§ What you have to do:
Write the lines out again, from the top of the material to the line containing "140, 150, 162]", pictures excluded.

====== Input material

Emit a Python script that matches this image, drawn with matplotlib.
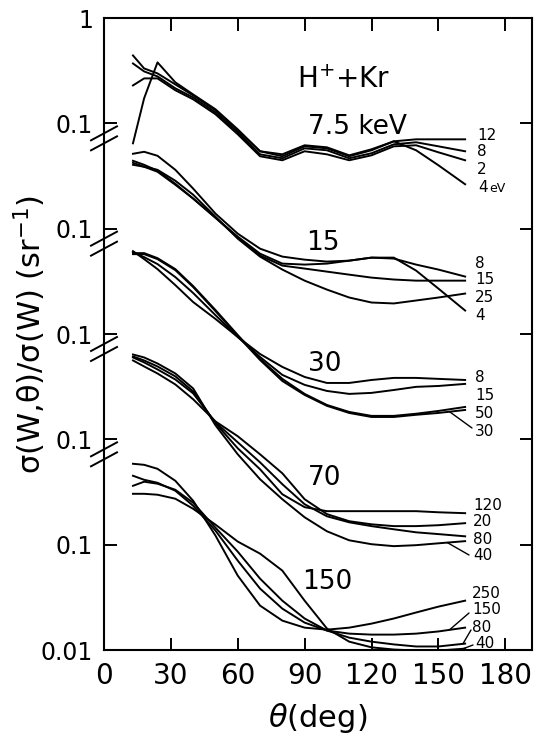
import numpy as np
import matplotlib.pyplot as plt
from matplotlib.ticker import NullLocator

# scattering angle grid (deg), shared by all curves
theta = [13, 18, 24, 32, 40, 50, 60, 70, 80, 90, 100, 110, 120, 130, 140, 150, 162]

# 7.5 keV, electron energies 12, 8, 2, 4 eV  (sr^-1)
e7_12 = [0.441, 0.332, 0.298, 0.234, 0.184, 0.133, 0.0858, 0.0543, 0.0487, 0.0605, 0.0579, 0.0487, 0.0555, 0.0675, 0.0705, 0.0705, 0.0705]
e7_8 = [0.370, 0.311, 0.279, 0.215, 0.176, 0.127, 0.0822, 0.0508, 0.0466, 0.0579, 0.0555, 0.0466, 0.0520, 0.0632, 0.0661, 0.0605, 0.0543]
e7_2 = [0.229, 0.267, 0.267, 0.206, 0.169, 0.122, 0.0787, 0.0487, 0.0446, 0.0543, 0.0508, 0.0446, 0.0497, 0.0605, 0.0619, 0.0531, 0.0446]
e7_4 = [0.0646, 0.173, 0.379, 0.245, 0.188, 0.136, 0.0877, 0.0543, 0.0508, 0.0619, 0.0592, 0.0497, 0.0567, 0.0675, 0.0555, 0.0400, 0.0264]

# 15 keV: 8, 15, 25, 4 eV
e15_8 = [0.514, 0.537, 0.492, 0.362, 0.240, 0.139, 0.0897, 0.0646, 0.0543, 0.0508, 0.0487, 0.0497, 0.0531, 0.0520, 0.0456, 0.0409, 0.0351]
e15_15 = [0.422, 0.387, 0.347, 0.261, 0.193, 0.127, 0.0822, 0.0555, 0.0446, 0.0418, 0.0391, 0.0366, 0.0343, 0.0329, 0.0321, 0.0321, 0.0321]
e15_25 = [0.404, 0.387, 0.362, 0.285, 0.210, 0.130, 0.0804, 0.0543, 0.0409, 0.0321, 0.0264, 0.0222, 0.0199, 0.0195, 0.0208, 0.0222, 0.0242]
e15_4 = [0.441, 0.404, 0.355, 0.267, 0.193, 0.127, 0.0840, 0.0579, 0.0466, 0.0456, 0.0466, 0.0497, 0.0531, 0.0531, 0.0400, 0.0270, 0.0167]

# 30 keV: 8, 15, 50, 30 eV
e30_8 = [0.612, 0.514, 0.413, 0.291, 0.201, 0.139, 0.0937, 0.0646, 0.0487, 0.0391, 0.0343, 0.0343, 0.0366, 0.0383, 0.0383, 0.0375, 0.0366]
e30_15 = [0.599, 0.537, 0.461, 0.347, 0.245, 0.151, 0.0937, 0.0605, 0.0409, 0.0329, 0.0288, 0.0270, 0.0276, 0.0294, 0.0315, 0.0321, 0.0336]
e30_50 = [0.586, 0.586, 0.525, 0.413, 0.285, 0.169, 0.0978, 0.0579, 0.0375, 0.0270, 0.0212, 0.0182, 0.0167, 0.0167, 0.0175, 0.0186, 0.0203]
e30_30 = [0.573, 0.573, 0.514, 0.404, 0.279, 0.165, 0.0957, 0.0567, 0.0358, 0.0264, 0.0208, 0.0178, 0.0163, 0.0163, 0.0171, 0.0178, 0.0190]

# 70 keV: 120, 20, 80, 40 eV
e70_120 = [0.612, 0.561, 0.492, 0.396, 0.285, 0.142, 0.0822, 0.0520, 0.0301, 0.0227, 0.0208, 0.0208, 0.0208, 0.0208, 0.0208, 0.0203, 0.0199]
e70_20 = [0.561, 0.492, 0.422, 0.332, 0.240, 0.148, 0.107, 0.0721, 0.0476, 0.0270, 0.0195, 0.0167, 0.0156, 0.0150, 0.0150, 0.0153, 0.0160]
e70_80 = [0.599, 0.537, 0.461, 0.370, 0.273, 0.145, 0.0937, 0.0605, 0.0375, 0.0242, 0.0186, 0.0163, 0.0150, 0.0140, 0.0131, 0.0126, 0.0120]
e70_40 = [0.639, 0.599, 0.525, 0.422, 0.304, 0.136, 0.0721, 0.0418, 0.0270, 0.0182, 0.0134, 0.0110, 0.0101, 0.00968, 0.00989, 0.0103, 0.0108]

# 150 keV: 250, 150, 80, 40 eV
e150_250 = [0.586, 0.573, 0.525, 0.404, 0.261, 0.122, 0.0508, 0.0264, 0.0190, 0.0163, 0.0156, 0.0163, 0.0178, 0.0199, 0.0227, 0.0258, 0.0294]
e150_150 = [0.451, 0.413, 0.387, 0.325, 0.234, 0.136, 0.0705, 0.0383, 0.0247, 0.0182, 0.0153, 0.0143, 0.0140, 0.0140, 0.0143, 0.0150, 0.0163]
e150_80 = [0.362, 0.396, 0.379, 0.332, 0.250, 0.145, 0.0858, 0.0476, 0.0294, 0.0199, 0.0153, 0.0131, 0.0120, 0.0113, 0.0108, 0.0108, 0.0115]
e150_40 = [0.304, 0.304, 0.298, 0.273, 0.219, 0.155, 0.107, 0.0822, 0.0567, 0.0294, 0.0160, 0.0120, 0.0106, 0.0101, 0.00989, 0.00989, 0.0103]

# each panel is shifted up by a number of decades
panels = [
    ("7.5 keV", 4, [e7_12, e7_8, e7_2, e7_4]),
    ("15", 3, [e15_8, e15_15, e15_25, e15_4]),
    ("30", 2, [e30_8, e30_15, e30_50, e30_30]),
    ("70", 1, [e70_120, e70_20, e70_80, e70_40]),
    ("150", 0, [e150_250, e150_150, e150_80, e150_40]),
]

W, H = 537, 742
fig = plt.figure(figsize=(W / 100, H / 100), dpi=100)
ax = fig.add_axes([104 / W, 92 / H, 428 / W, 632 / H])

for name, shift, curves in panels:
    for vals in curves:
        ax.plot(theta, np.array(vals) * 10.0 ** shift, "k-", lw=1.4,
                solid_joinstyle="round")

ax.set_yscale("log")
ax.set_ylim(1e-2, 1e4)
ax.set_xlim(0, 192)
ax.set_yticks([1e-2, 1e-1, 1, 10, 100, 1000, 1e4],
              labels=["0.01", "0.1", "0.1", "0.1", "0.1", "0.1", "1"])
ax.yaxis.set_minor_locator(NullLocator())
ax.set_xticks(range(0, 181, 30))
ax.tick_params(axis="y", direction="in", length=9, width=1.4, right=True,
               labelsize=17, pad=8)
ax.tick_params(axis="x", direction="in", length=9, width=1.4, top=True,
               labelsize=20, pad=9)
for s in ax.spines.values():
    s.set_linewidth(1.5)

# axis break marks just below each 0.1 tick
for tk in [1000, 100, 10, 1]:
    yf = (np.log10(tk) - 15 / 105.3 + 2) / 6
    for dy in (-5, 5):
        ax.plot([-13 / 428, 13 / 428], [yf + (dy - 7) / 632, yf + (dy + 7) / 632],
                transform=ax.transAxes, color="k", lw=1.4, clip_on=False)


def ftext(x, y, s, **kw):
    fig.text(x / W, 1 - y / H, s, **kw)


ftext(30, 334, "σ(W,θ)/σ(W) (sr$^{-1}$)", rotation=90, ha="center",
      va="center", fontsize=22)
ftext(318, 718, r"$\theta$(deg)", ha="center", va="center", fontsize=22)

ftext(344, 80, "H$^{+}$+Kr", ha="center", va="center", fontsize=20)
ftext(357, 127, "7.5 keV", ha="center", va="center", fontsize=19)
ftext(323, 243, "15", ha="center", va="center", fontsize=19)
ftext(325, 364, "30", ha="center", va="center", fontsize=19)
ftext(325, 478, "70", ha="center", va="center", fontsize=19)
ftext(327, 582, "150", ha="center", va="center", fontsize=19)

# electron energy labels at the right
right_labels = [
    (477, 135, "12"), (477, 152, "8"), (477, 169, "2"), (478, 187, "4"),
    (475, 263, "8"), (475, 280, "15"), (475, 298, "25"), (475, 315, "4"),
    (475, 378, "8"), (475, 396, "15"), (475, 414, "50"), (475, 431, "30"),
    (473, 505, "120"), (473, 522, "20"), (473, 539, "80"), (473, 556, "40"),
    (472, 593, "250"), (472, 610, "150"), (472, 627, "80"), (475, 644, "40"),
]
for x, y, s in right_labels:
    ftext(x, y, s, ha="left", va="center", fontsize=11)
ftext(489, 189, "eV", ha="left", va="center", fontsize=9)

# short leader lines from labels to curves
leaders = [
    (e30_30, 2, 155, (472, 428)),
    (e70_40, 1, 154, (469, 555)),
    (e150_150, 0, 155, (469, 613)),
    (e150_80, 0, 161, (471, 630)),
    (e150_40, 0, 161, (473, 645)),
]
for vals, shift, th, (px, py) in leaders:
    yv = np.interp(th, theta, vals) * 10.0 ** shift
    ax.annotate("", xy=(th, yv), xytext=(px, H - py), textcoords="figure pixels",
                arrowprops=dict(arrowstyle="-", lw=1.0, shrinkA=0, shrinkB=0))

fig.savefig("out.png", dpi=100)
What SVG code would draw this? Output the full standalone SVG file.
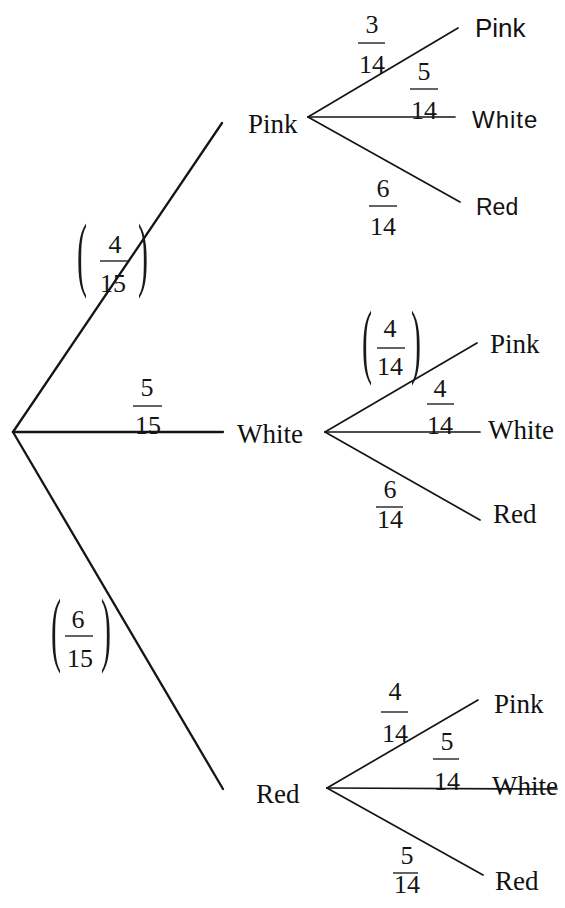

============

§ Written answer:
Emit a Python script that matches this image, drawn with matplotlib.
import numpy as np
import matplotlib.pyplot as plt
from matplotlib.ticker import NullLocator

# scattering angle grid (deg), shared by all curves
theta = [13, 18, 24, 32, 40, 50, 60, 70, 80, 90, 100, 110, 120, 130, 140, 150, 162]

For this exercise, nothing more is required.